IP infringement is illegal and has been for longer than ambush marketing has existed. All anti-ambush legislation does is cast the net wider for IP infringement – adding a few dozen more words and phases that ambushers can’t use. Like, they can’t use “Games”, “2012”, the word “rings”, “London”, etc in combination. Not to put too fine a point on it, but big whoop.
Ambush marketing is not about deception. Okay, that’s not quite true. Strategic ambush marketing – the kind that works – is not about deception. Old-school, ego-driven ambush marketing is about deception, but all they really get is the opportunity to do a few high fives around the office, get no strategic result, and do no damage to the real sponsors.
Ambush marketing is also legal. It has always been legal and will continue to happen and flourish as long as events and sponsors rely on laws to protect them. Why? Because smart ambushers do not need anything that an event or law controls in order to achieve a powerful, multifaceted, strategic result.
Here’s the deal: Event organisers control the event itself, the promotion of the event, event assets, and the IP belonging to the event. They control some of the content, although if we’re talking about a number of teams and athletes, they have control over their own assets and IP and media also control some of the content. The upshot is, the event doesn’t really control very much.
On the other hand, we have the event experience, which is controlled by the people who make up an event’s target market. Their experience includes everything from the first moment of anticipation to the last faded memory and everything in between. I
t is the atmosphere, pride, patriotism, the dramas and triumphs, the opportunities and inconveniences. It’s newspapers and television and blogs and Facebook and Twitter. It’s the stories, the rumours, and the scandals. It’s the outrageous once-in-a-lifetime adventures with friends and the little moments that touch our hearts. It’s the feeling of I-was-there and the memories of exactly where you were when something amazing happened. “Do you believe in miracles?!” is a moment I will cherish to my grave.

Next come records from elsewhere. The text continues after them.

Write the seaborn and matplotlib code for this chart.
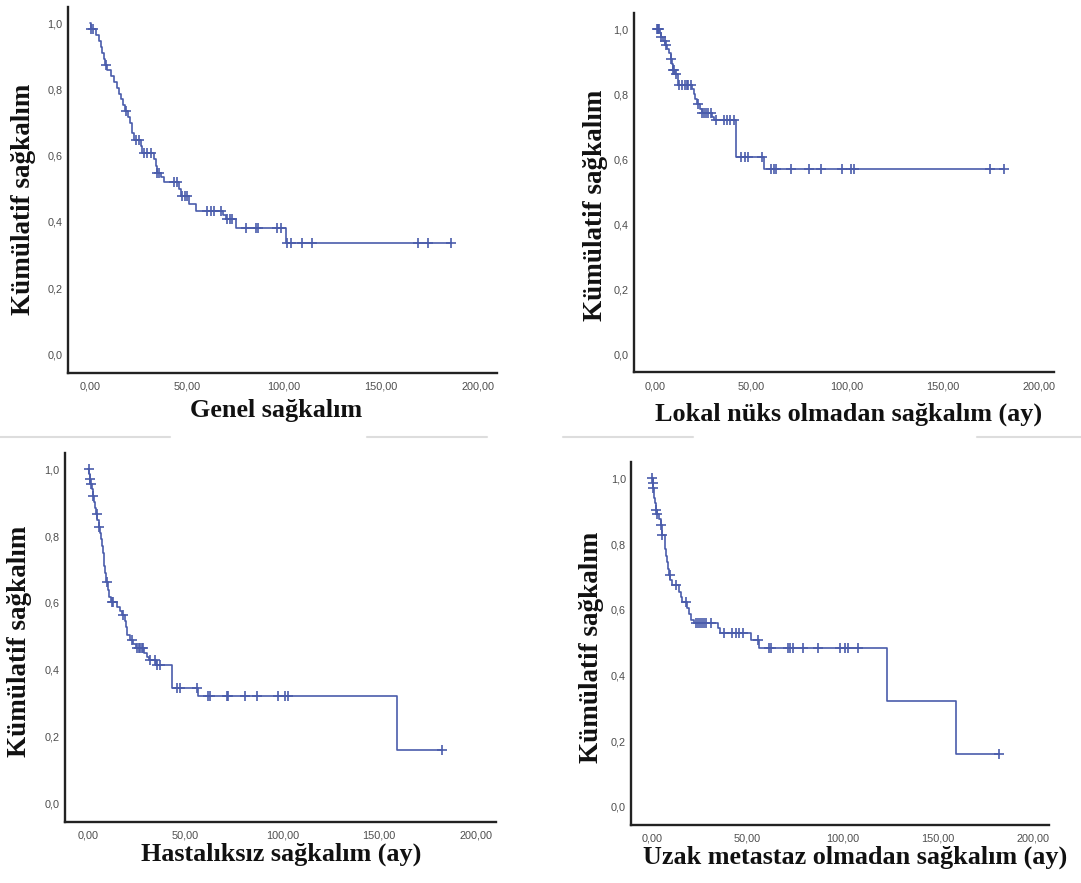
import numpy as np
import pandas as pd
import matplotlib
matplotlib.use("Agg")
import matplotlib.pyplot as plt
import seaborn as sns
from matplotlib.lines import Line2D

# Kaplan-Meier curves (months, cumulative survival)
genel_event_t = [0.3, 3.0, 4.5, 5.5, 6.2, 7.0, 7.8, 9.0, 11.0, 12.5, 14.0, 15.0, 15.8, 17.0,
                 18.0, 19.5, 20.5, 21.8, 22.5, 26.1, 27.0, 33.0, 33.8, 34.5, 36.5, 38.1,
                 45.9, 47.0, 51.0, 54.5, 68.5, 70.0, 75.1, 100.9]
genel_surv = [0.982, 0.965, 0.947, 0.929, 0.911, 0.893, 0.875, 0.858, 0.840, 0.823, 0.805, 0.787,
              0.770, 0.752, 0.735, 0.717, 0.700, 0.668, 0.648, 0.628, 0.609, 0.589, 0.568, 0.548,
              0.535, 0.522, 0.500, 0.477, 0.455, 0.432, 0.421, 0.410, 0.382, 0.336]
genel_censor_t = [0.8, 1.5, 8.1, 18.4, 23.5, 25.3, 27.8, 29.5, 31.3, 34.7, 35.5, 43.3, 45.0,
                  47.6, 48.8, 50.2, 60.5, 62.2, 63.9, 67.4, 70.8, 72.0, 73.4, 80.2, 85.4, 86.6,
                  96.6, 98.3, 101.7, 103.4, 109.5, 114.6, 169.0, 174.0, 186.0]

lokal_event_t = [2.4, 3.2, 4.0, 5.5, 6.5, 7.5, 8.5, 9.0, 9.3, 10.5, 11.8, 12.2, 19.5, 20.2,
                 21.0, 22.0, 23.5, 24.5, 29.8, 30.6, 42.5, 56.6]
lokal_surv = [0.988, 0.976, 0.964, 0.952, 0.940, 0.928, 0.910, 0.892, 0.875, 0.863, 0.846, 0.830,
              0.815, 0.800, 0.785, 0.770, 0.755, 0.742, 0.730, 0.720, 0.608, 0.569]
lokal_censor_t = [0.9, 1.4, 1.8, 2.2, 3.4, 5.1, 6.0, 8.5, 9.4, 10.0, 11.1, 12.8, 14.0, 15.5,
                  16.5, 17.5, 18.8, 22.2, 24.8, 25.8, 26.8, 27.8, 29.0, 31.6, 35.9, 37.5, 39.0,
                  41.0, 44.9, 46.7, 48.4, 55.9, 60.4, 62.1, 63.0, 70.8, 80.3, 86.7, 97.6, 102.0,
                  103.9, 174.6, 181.9]

hastalik_event_t = [0.3, 0.8, 1.0, 1.8, 2.4, 2.8, 3.5, 4.0, 4.6, 5.3, 6.3, 6.8, 7.2, 7.6, 7.9,
                    8.2, 8.5, 8.9, 10.0, 10.5, 11.5, 14.6, 16.5, 17.5, 18.8, 19.3, 19.8, 21.5,
                    23.0, 24.5, 28.8, 30.5, 31.5, 35.0, 43.0, 56.7, 159.3]
hastalik_surv = [0.985, 0.970, 0.955, 0.940, 0.920, 0.903, 0.885, 0.866, 0.848, 0.828, 0.808,
                 0.790, 0.770, 0.750, 0.730, 0.710, 0.690, 0.664, 0.640, 0.619, 0.604, 0.589,
                 0.576, 0.564, 0.545, 0.527, 0.505, 0.489, 0.476, 0.464, 0.450, 0.439, 0.429,
                 0.414, 0.345, 0.322, 0.161]
hastalik_censor_t = [0.2, 0.9, 1.2, 2.6, 4.3, 5.5, 9.5, 12.0, 12.9, 18.0, 22.3, 25.0, 26.0,
                     26.8, 27.5, 28.2, 31.8, 34.4, 35.6, 36.9, 45.5, 47.3, 55.8, 61.9, 62.7,
                     71.3, 72.2, 80.8, 86.8, 97.9, 101.4, 103.1, 182.3]

uzak_event_t = [0.2, 0.5, 0.8, 1.2, 1.5, 1.8, 2.5, 3.5, 4.4, 5.0, 5.3, 6.5, 7.0, 7.5, 7.9, 8.3,
                8.8, 9.5, 10.6, 14.1, 15.0, 15.8, 18.5, 19.5, 20.2, 22.0, 34.5, 35.5, 52.0,
                56.3, 123.2, 159.6]
uzak_surv = [0.985, 0.970, 0.955, 0.940, 0.925, 0.905, 0.893, 0.875, 0.858, 0.842, 0.827, 0.805,
             0.785, 0.765, 0.745, 0.725, 0.705, 0.690, 0.675, 0.655, 0.640, 0.624, 0.605, 0.587,
             0.569, 0.560, 0.545, 0.530, 0.508, 0.482, 0.321, 0.161]
uzak_censor_t = [0.1, 0.3, 0.6, 2.0, 2.8, 4.4, 5.3, 9.2, 12.3, 17.6, 22.9, 24.0, 25.0, 26.0,
                 27.0, 28.5, 30.8, 37.9, 42.0, 44.0, 45.5, 47.5, 55.5, 61.6, 62.5, 71.3, 72.5,
                 74.0, 79.2, 87.1, 98.6, 101.2, 103.0, 108.3, 182.2]

x_ticks = [0, 50, 100, 150, 200]
x_tick_labels = ["0,00", "50,00", "100,00", "150,00", "200,00"]
y_ticks = [0.0, 0.2, 0.4, 0.6, 0.8, 1.0]
y_tick_labels = ["0,0", "0,2", "0,4", "0,6", "0,8", "1,0"]
y_title = "Kümülatif sağkalım"
x_titles = ["Genel sağkalım", "Lokal nüks olmadan sağkalım (ay)",
            "Hastalıksız sağkalım (ay)", "Uzak metastaz olmadan sağkalım (ay)"]

curves = [
    (genel_event_t, genel_surv, genel_censor_t),
    (lokal_event_t, lokal_surv, lokal_censor_t),
    (hastalik_event_t, hastalik_surv, hastalik_censor_t),
    (uzak_event_t, uzak_surv, uzak_censor_t),
]

W, H = 1081, 883
# axes box in pixels: left, top, right, bottom ; x limits ; label centres (px)
layout = [
    dict(box=(68, 6.7, 497, 372.7), xlim=(-11.3, 209.8), ylab=(24, 199), xlab=(276, 410)),
    dict(box=(634, 13, 1054, 372.2), xlim=(-10.9, 208.0), ylab=(595, 205), xlab=(849, 414)),
    dict(box=(65, 452.6, 496, 821.7), xlim=(-12.0, 210.2), ylab=(20, 641), xlab=(281, 854)),
    dict(box=(631.4, 462, 1049, 824.8), xlim=(-10.9, 208.6), ylab=(592, 647), xlab=(855, 857)),
]

line_color = "#4a5cab"
serif = ["Liberation Serif", "DejaVu Serif"]
sans = ["Liberation Sans", "DejaVu Sans"]

sns.set_theme(style="white")
plt.rcParams["font.family"] = sans

fig = plt.figure(figsize=(W / 100, H / 100), dpi=100)


def km_frame(event_t, surv, censor_t):
    t = [0.0] + list(event_t) + [max(censor_t)]
    s = [1.0] + list(surv) + [surv[-1]]
    return pd.DataFrame({"t": t, "s": s})


def censor_frame(event_t, surv, censor_t):
    levels = np.array([1.0] + list(surv))
    idx = np.searchsorted(np.array(event_t), np.array(censor_t), side="right")
    return pd.DataFrame({"t": censor_t, "s": levels[idx]})


for (ev, sv, cens), lay, xt in zip(curves, layout, x_titles):
    l, t, r, b = lay["box"]
    ax = fig.add_axes([l / W, 1 - b / H, (r - l) / W, (b - t) / H])
    ax.set_facecolor("none")

    steps = km_frame(ev, sv, cens)
    sns.lineplot(data=steps, x="t", y="s", drawstyle="steps-post", estimator=None,
                 sort=False, color=line_color, linewidth=1.2, ax=ax)
    marks = censor_frame(ev, sv, cens)
    ax.plot(marks["t"], marks["s"], linestyle="none", marker="+", markersize=6.5,
            markeredgewidth=1.2, color=line_color)

    ax.set_xlim(*lay["xlim"])
    ax.set_ylim(-0.055, 1.05)
    ax.set_xticks(x_ticks)
    ax.set_xticklabels(x_tick_labels)
    ax.set_yticks(y_ticks)
    ax.set_yticklabels(y_tick_labels)
    ax.tick_params(axis="both", labelsize=7.8, labelcolor="#4d4d4d", colors="#333333",
                   direction="out", width=0.9)
    ax.tick_params(axis="x", length=3.5, pad=3)
    ax.tick_params(axis="y", length=2.5, pad=1.5)
    for lab in ax.get_xticklabels() + ax.get_yticklabels():
        lab.set_family(sans)

    sns.despine(ax=ax)
    for side in ("left", "bottom"):
        ax.spines[side].set_color("#222222")
        ax.spines[side].set_linewidth(1.7)

    ax.set_xlabel(xt, fontsize=18.8, fontweight="bold", family=serif, color="#111111")
    ax.set_ylabel(y_title, fontsize=19.5, fontweight="bold", family=serif, color="#111111")
    ax.xaxis.label.set_va("center")
    ax.yaxis.label.set_va("center")
    xx, xy = lay["xlab"]
    yx, yy = lay["ylab"]
    ax.xaxis.set_label_coords((xx - l) / (r - l), (b - xy) / (b - t))
    ax.yaxis.set_label_coords((yx - l) / (r - l), (b - yy) / (b - t))

# thin grey page rules between the rows
for x0, x1 in [(0, 170), (367, 487), (563, 693), (977, 1081)]:
    fig.add_artist(Line2D([x0 / W, x1 / W], [1 - 437 / H] * 2, color="#dddddd", lw=1.5))

fig.savefig("out.png", dpi=100, facecolor="white")
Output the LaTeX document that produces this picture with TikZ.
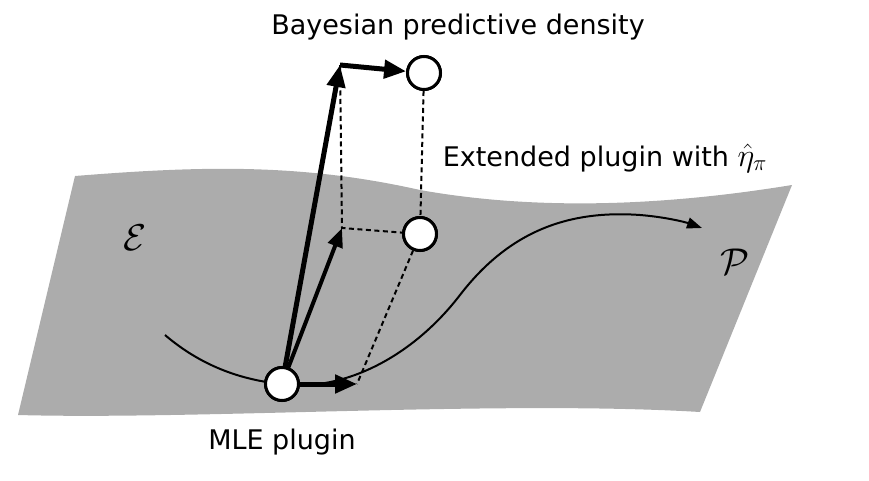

Events don’t own any of that. We do – the people, the fans. The residents of host cities and the tourists do. You don’t have to attend an event to have an event experience. Event experiences happen in pubs and parks and living rooms and subway stations. They happen on computers and mobile phones and traffic jams.
The event experience isn’t owned by anyone, it is created by individuals. Making that experience better – amplifying the good stuff and lessening the bad stuff – is where strategic ambush lives and it doesn’t require any access to IP or the event at all for it to work.
So, how do we stop it? Sponsors need to forget all about the posturing politicians and all of the event dignitaries and their proclamations of “lines in the sand” and look after themselves. Sponsors need to leverage every event fully and creatively and with absolute focus on adding value to the total fan experience, not just “owning” the event. Strategy will save the day, and if the IOC, FIFA, the IRB, the ICC, and the rest of the quadrennial anagrams really want to protect their sponsors, they will spend less time drawing up legal briefs and more time educating their sponsors.
How to stop ambush marketing? Amazing, best practice leverage. Job done.